Batteries today trade-off lower current delivery capacity for higher energy density, but by crafting arrays of nanoscale interdigitated anode and cathodes—electro-deposited on a porous nickel scaffold--these researchers claim that their batteries have the best of both worlds. Super-capacitor trade-off lower energy density for higher current carrying capacity, delivering up to 2000-times the current of lithium ion batteries, but with as much as 10-times less energy density, making them unsuitable as a substitute for batteries in most electronic devices.
However, by going to porous interdigitated 3-D electrodes, William King, a professor and lead researcher at the University of Illinois-Urbana, claims that his nanoscale lithium ion batteries can have the best of both worlds—high current delivery capacity and high energy density.
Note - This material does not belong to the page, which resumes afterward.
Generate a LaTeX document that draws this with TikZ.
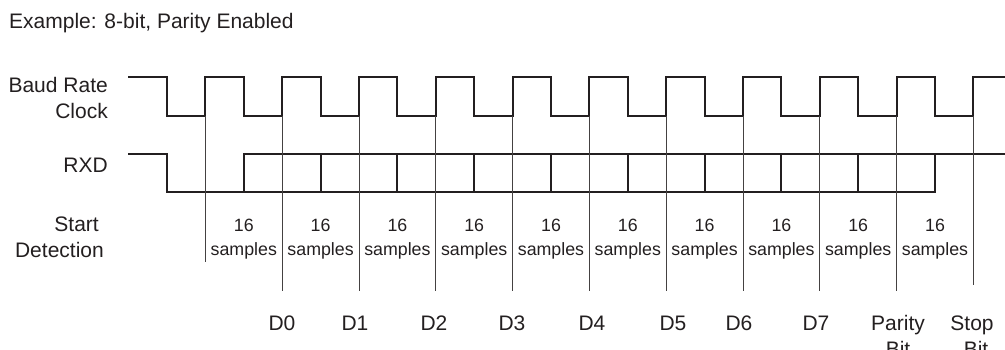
\documentclass[tikz,border=0pt]{standalone}
\usepackage{fontspec}
\setmainfont{Liberation Sans}
\usetikzlibrary{positioning}
\definecolor{ink}{HTML}{231F20}

\begin{document}
\begin{tikzpicture}[x=1pt, y=-1pt,
  wave/.style={draw=ink, line width=2pt},
  tick/.style={draw=ink!85, line width=1pt},
  lbl/.style={font=\fontsize{21}{26}\selectfont, text=ink, inner sep=0pt, anchor=base},
  smp/.style={font=\fontsize{17.8}{22}\selectfont, text=ink, inner sep=0pt, anchor=base},
]
  \clip (0,0) rectangle (1005,350);
  \node[lbl, anchor=base west] (title) at (9,29) {Example: 8-bit, Parity Enabled};

  % signal names
  \node[lbl, anchor=base east] (baud) at (108,93) {Baud Rate};
  \node[lbl, anchor=base east] (clk) at (108,119) {Clock};
  \node[lbl, anchor=base east] (rxd) at (108,173) {RXD};
  \node[lbl, anchor=base east] (start) at (99,232) {Start};
  \node[lbl, anchor=base east] (detect) at (104,258) {Detection};

  % baud rate clock
  \draw[wave] (128,77) foreach \k in {0,...,10} {
      -- ({167+76.8*\k},77) -- ({167+76.8*\k},116)
      -- ({205.4+76.8*\k},116) -- ({205.4+76.8*\k},77) } -- (1005,77);

  % RXD
  \draw[wave] (128,154) -- (167,154) -- (167,192) -- (935,192) -- (935,154);
  \draw[wave] (243.8,192) -- (243.8,154) -- (1005,154);
  \foreach \k in {2,...,9}
    \draw[wave] ({167+76.8*\k},154) -- ({167+76.8*\k},192);

  % sample points
  \draw[tick] (205.4,116) -- (205.4,262);
  \foreach \k in {1,...,9}
    \draw[tick] ({205.4+76.8*\k},116) -- ({205.4+76.8*\k},291);
  \draw[tick] (973.4,116) -- (973.4,285);

  % 16 samples per bit
  \foreach \k in {1,...,10} {
    \node[smp] (cnt\k) at ({167+76.8*\k},232) {16};
    \node[smp] (smp\k) at ({167+76.8*\k},255) {samples};
  }

  % bit names
  \foreach \lab/\xx in {D0/282, D1/355, D2/434, D3/512, D4/592, D5/673, D6/739, D7/816}
    \node[lbl] (\lab) at (\xx,330) {\lab};
  \node[lbl] (parity) at (898,330) {Parity};
  \node[lbl] (paritybit) at (898,356) {Bit};
  \node[lbl] (stop) at (972,330) {Stop};
  \node[lbl] (stopbit) at (976,356) {Bit};
\end{tikzpicture}
\end{document}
King worked on the project with fellow professor Paul Braun—who designed the cathode material--and doctoral candidate James Pikul who worked with King on designing the anode material.
By combining the two materials in the same micro-battery prototype, the researchers were also able to demonstrate that their nanoscale lithium-ion batteries could be recharged 1000 time faster than other thin-film battery technologies. The tiny batteries can be fabricated about 30-time smaller than conventional batteries, making them ideal for powering medical implants, wireless sensor nodes and the like.
Porous 3-D interdigitated anode (left) and cathode (right) repeated hundreds of times inside a lithium ion battery simultaneously boosts both its energy density and current capacity. Next the researchers plan to demonstrate their materials technology powering a real electronic device, as well as optimize the fabrication process for manufacturing. Funding for the project was provided by The National Science Foundation and the Air Force Office of Scientific Research.
Source: University of Illinois-Urbana